» Problem statement: Provide an exact copy of the data, excluding the images.

↓

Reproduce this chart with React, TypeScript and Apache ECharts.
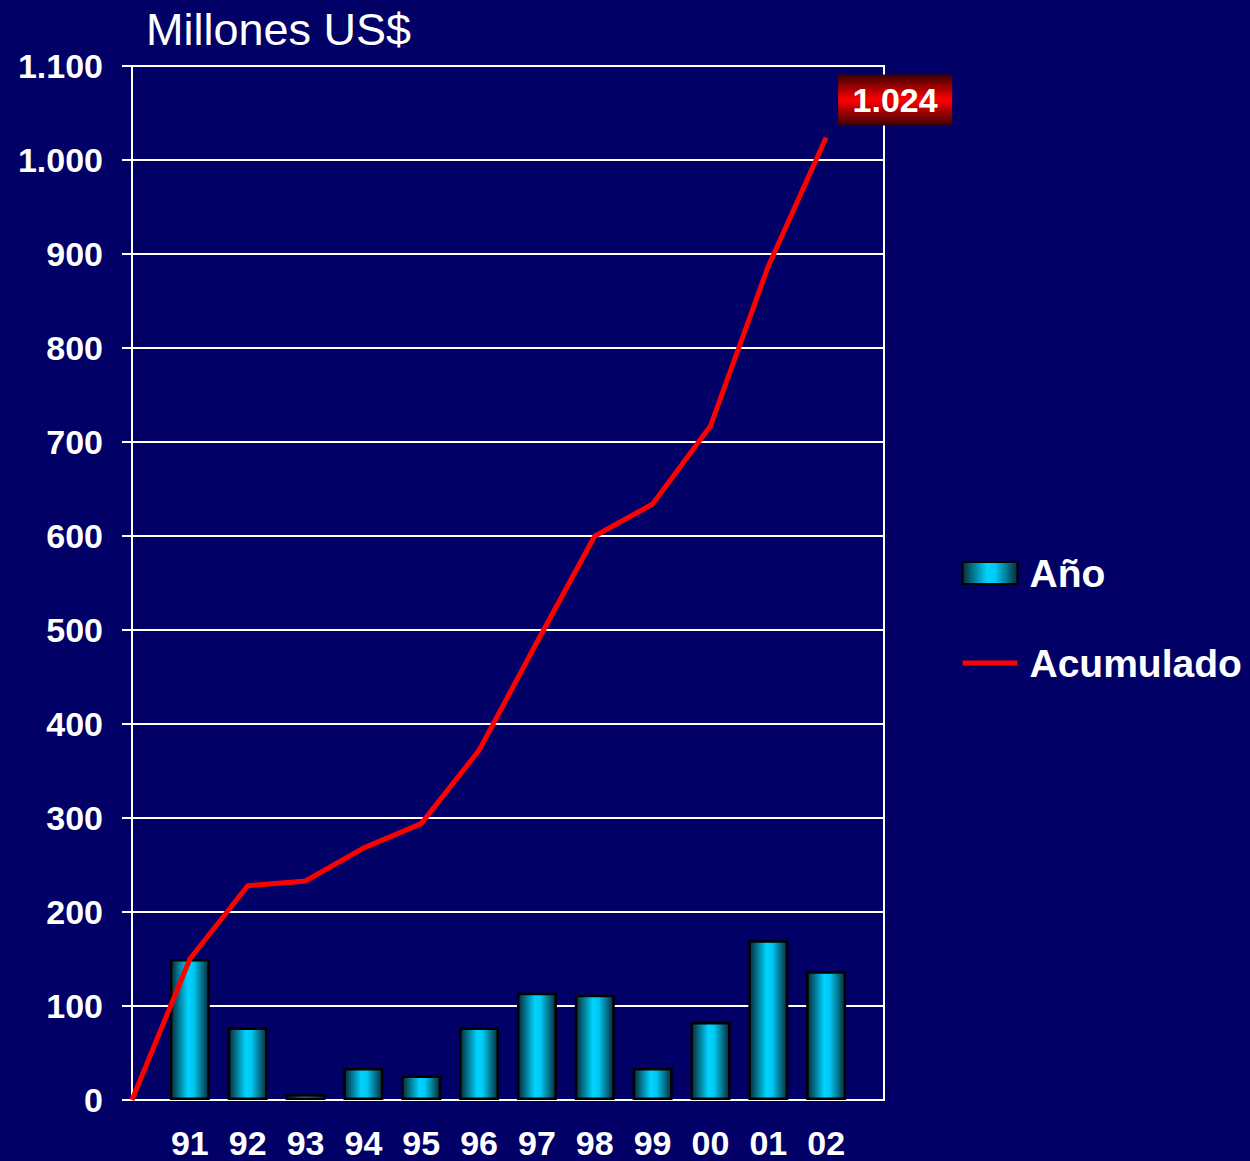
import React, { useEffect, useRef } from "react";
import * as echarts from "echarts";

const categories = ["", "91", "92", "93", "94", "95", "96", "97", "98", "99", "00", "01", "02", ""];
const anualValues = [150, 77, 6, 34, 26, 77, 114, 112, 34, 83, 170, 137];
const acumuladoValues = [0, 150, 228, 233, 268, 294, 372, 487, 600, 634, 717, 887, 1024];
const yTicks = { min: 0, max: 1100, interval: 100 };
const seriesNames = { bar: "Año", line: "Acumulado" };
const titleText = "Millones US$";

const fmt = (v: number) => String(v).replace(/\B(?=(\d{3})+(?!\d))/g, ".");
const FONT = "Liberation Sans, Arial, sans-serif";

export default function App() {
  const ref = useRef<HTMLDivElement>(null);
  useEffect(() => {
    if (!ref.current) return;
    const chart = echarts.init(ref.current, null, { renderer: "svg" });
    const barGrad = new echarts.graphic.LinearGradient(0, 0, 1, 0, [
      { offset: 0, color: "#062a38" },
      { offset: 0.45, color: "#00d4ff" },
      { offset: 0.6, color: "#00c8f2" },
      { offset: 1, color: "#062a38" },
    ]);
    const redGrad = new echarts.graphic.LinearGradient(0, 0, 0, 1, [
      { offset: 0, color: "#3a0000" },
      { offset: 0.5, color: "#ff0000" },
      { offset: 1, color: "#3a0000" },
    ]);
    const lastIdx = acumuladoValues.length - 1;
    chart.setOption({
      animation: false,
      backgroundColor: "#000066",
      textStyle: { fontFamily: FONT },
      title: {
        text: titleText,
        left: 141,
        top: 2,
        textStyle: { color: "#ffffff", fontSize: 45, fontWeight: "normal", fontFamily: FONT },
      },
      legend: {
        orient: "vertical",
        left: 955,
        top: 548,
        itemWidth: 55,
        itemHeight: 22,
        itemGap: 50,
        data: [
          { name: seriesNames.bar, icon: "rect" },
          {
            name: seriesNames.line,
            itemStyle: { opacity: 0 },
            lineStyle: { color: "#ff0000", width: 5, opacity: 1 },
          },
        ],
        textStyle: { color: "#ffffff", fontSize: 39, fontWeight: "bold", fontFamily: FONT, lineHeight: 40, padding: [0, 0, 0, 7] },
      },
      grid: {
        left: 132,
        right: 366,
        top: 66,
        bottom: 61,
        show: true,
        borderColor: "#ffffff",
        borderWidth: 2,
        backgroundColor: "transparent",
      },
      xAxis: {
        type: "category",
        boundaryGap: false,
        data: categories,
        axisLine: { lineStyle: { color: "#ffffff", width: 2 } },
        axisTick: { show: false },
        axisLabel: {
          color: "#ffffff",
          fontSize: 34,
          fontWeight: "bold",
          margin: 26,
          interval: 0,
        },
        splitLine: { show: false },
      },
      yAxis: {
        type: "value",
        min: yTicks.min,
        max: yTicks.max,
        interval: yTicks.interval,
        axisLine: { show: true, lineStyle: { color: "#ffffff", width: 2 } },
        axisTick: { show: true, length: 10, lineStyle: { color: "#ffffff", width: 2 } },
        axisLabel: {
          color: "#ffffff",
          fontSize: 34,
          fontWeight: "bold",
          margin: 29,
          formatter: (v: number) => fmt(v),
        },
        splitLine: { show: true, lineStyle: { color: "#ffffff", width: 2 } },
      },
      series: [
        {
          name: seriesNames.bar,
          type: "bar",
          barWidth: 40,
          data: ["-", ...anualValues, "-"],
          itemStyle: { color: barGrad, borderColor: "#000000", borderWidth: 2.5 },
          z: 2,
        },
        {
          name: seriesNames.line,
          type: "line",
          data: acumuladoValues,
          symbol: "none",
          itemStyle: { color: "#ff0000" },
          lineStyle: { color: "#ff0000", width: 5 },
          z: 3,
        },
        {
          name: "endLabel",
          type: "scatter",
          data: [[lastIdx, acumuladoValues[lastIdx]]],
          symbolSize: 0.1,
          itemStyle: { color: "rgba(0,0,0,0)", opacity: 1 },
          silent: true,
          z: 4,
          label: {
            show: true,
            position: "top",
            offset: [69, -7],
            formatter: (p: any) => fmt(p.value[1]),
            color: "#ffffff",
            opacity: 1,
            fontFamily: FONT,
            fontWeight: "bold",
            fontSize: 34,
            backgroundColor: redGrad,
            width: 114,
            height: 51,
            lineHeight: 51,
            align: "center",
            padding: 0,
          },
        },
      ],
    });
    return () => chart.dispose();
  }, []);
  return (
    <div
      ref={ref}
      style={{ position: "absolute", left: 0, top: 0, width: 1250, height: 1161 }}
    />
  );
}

↑

» Reply to the exercise:
Reproduce this chart with React, TypeScript and Apache ECharts.
import React, { useEffect, useRef } from "react";
import * as echarts from "echarts";

const categories = ["", "91", "92", "93", "94", "95", "96", "97", "98", "99", "00", "01", "02", ""];
const anualValues = [150, 77, 6, 34, 26, 77, 114, 112, 34, 83, 170, 137];
const acumuladoValues = [0, 150, 228, 233, 268, 294, 372, 487, 600, 634, 717, 887, 1024];
const yTicks = { min: 0, max: 1100, interval: 100 };
const seriesNames = { bar: "Año", line: "Acumulado" };
const titleText = "Millones US$";

const fmt = (v: number) => String(v).replace(/\B(?=(\d{3})+(?!\d))/g, ".");
const FONT = "Liberation Sans, Arial, sans-serif";

export default function App() {
  const ref = useRef<HTMLDivElement>(null);
  useEffect(() => {
    if (!ref.current) return;
    const chart = echarts.init(ref.current, null, { renderer: "svg" });
    const barGrad = new echarts.graphic.LinearGradient(0, 0, 1, 0, [
      { offset: 0, color: "#062a38" },
      { offset: 0.45, color: "#00d4ff" },
      { offset: 0.6, color: "#00c8f2" },
      { offset: 1, color: "#062a38" },
    ]);
    const redGrad = new echarts.graphic.LinearGradient(0, 0, 0, 1, [
      { offset: 0, color: "#3a0000" },
      { offset: 0.5, color: "#ff0000" },
      { offset: 1, color: "#3a0000" },
    ]);
    const lastIdx = acumuladoValues.length - 1;
    chart.setOption({
      animation: false,
      backgroundColor: "#000066",
      textStyle: { fontFamily: FONT },
      title: {
        text: titleText,
        left: 141,
        top: 2,
        textStyle: { color: "#ffffff", fontSize: 45, fontWeight: "normal", fontFamily: FONT },
      },
      legend: {
        orient: "vertical",
        left: 955,
        top: 548,
        itemWidth: 55,
        itemHeight: 22,
        itemGap: 50,
        data: [
          { name: seriesNames.bar, icon: "rect" },
          {
            name: seriesNames.line,
            itemStyle: { opacity: 0 },
            lineStyle: { color: "#ff0000", width: 5, opacity: 1 },
          },
        ],
        textStyle: { color: "#ffffff", fontSize: 39, fontWeight: "bold", fontFamily: FONT, lineHeight: 40, padding: [0, 0, 0, 7] },
      },
      grid: {
        left: 132,
        right: 366,
        top: 66,
        bottom: 61,
        show: true,
        borderColor: "#ffffff",
        borderWidth: 2,
        backgroundColor: "transparent",
      },
      xAxis: {
        type: "category",
        boundaryGap: false,
        data: categories,
        axisLine: { lineStyle: { color: "#ffffff", width: 2 } },
        axisTick: { show: false },
        axisLabel: {
          color: "#ffffff",
          fontSize: 34,
          fontWeight: "bold",
          margin: 26,
          interval: 0,
        },
        splitLine: { show: false },
      },
      yAxis: {
        type: "value",
        min: yTicks.min,
        max: yTicks.max,
        interval: yTicks.interval,
        axisLine: { show: true, lineStyle: { color: "#ffffff", width: 2 } },
        axisTick: { show: true, length: 10, lineStyle: { color: "#ffffff", width: 2 } },
        axisLabel: {
          color: "#ffffff",
          fontSize: 34,
          fontWeight: "bold",
          margin: 29,
          formatter: (v: number) => fmt(v),
        },
        splitLine: { show: true, lineStyle: { color: "#ffffff", width: 2 } },
      },
      series: [
        {
          name: seriesNames.bar,
          type: "bar",
          barWidth: 40,
          data: ["-", ...anualValues, "-"],
          itemStyle: { color: barGrad, borderColor: "#000000", borderWidth: 2.5 },
          z: 2,
        },
        {
          name: seriesNames.line,
          type: "line",
          data: acumuladoValues,
          symbol: "none",
          itemStyle: { color: "#ff0000" },
          lineStyle: { color: "#ff0000", width: 5 },
          z: 3,
        },
        {
          name: "endLabel",
          type: "scatter",
          data: [[lastIdx, acumuladoValues[lastIdx]]],
          symbolSize: 0.1,
          itemStyle: { color: "rgba(0,0,0,0)", opacity: 1 },
          silent: true,
          z: 4,
          label: {
            show: true,
            position: "top",
            offset: [69, -7],
            formatter: (p: any) => fmt(p.value[1]),
            color: "#ffffff",
            opacity: 1,
            fontFamily: FONT,
            fontWeight: "bold",
            fontSize: 34,
            backgroundColor: redGrad,
            width: 114,
            height: 51,
            lineHeight: 51,
            align: "center",
            padding: 0,
          },
        },
      ],
    });
    return () => chart.dispose();
  }, []);
  return (
    <div
      ref={ref}
      style={{ position: "absolute", left: 0, top: 0, width: 1250, height: 1161 }}
    />
  );
}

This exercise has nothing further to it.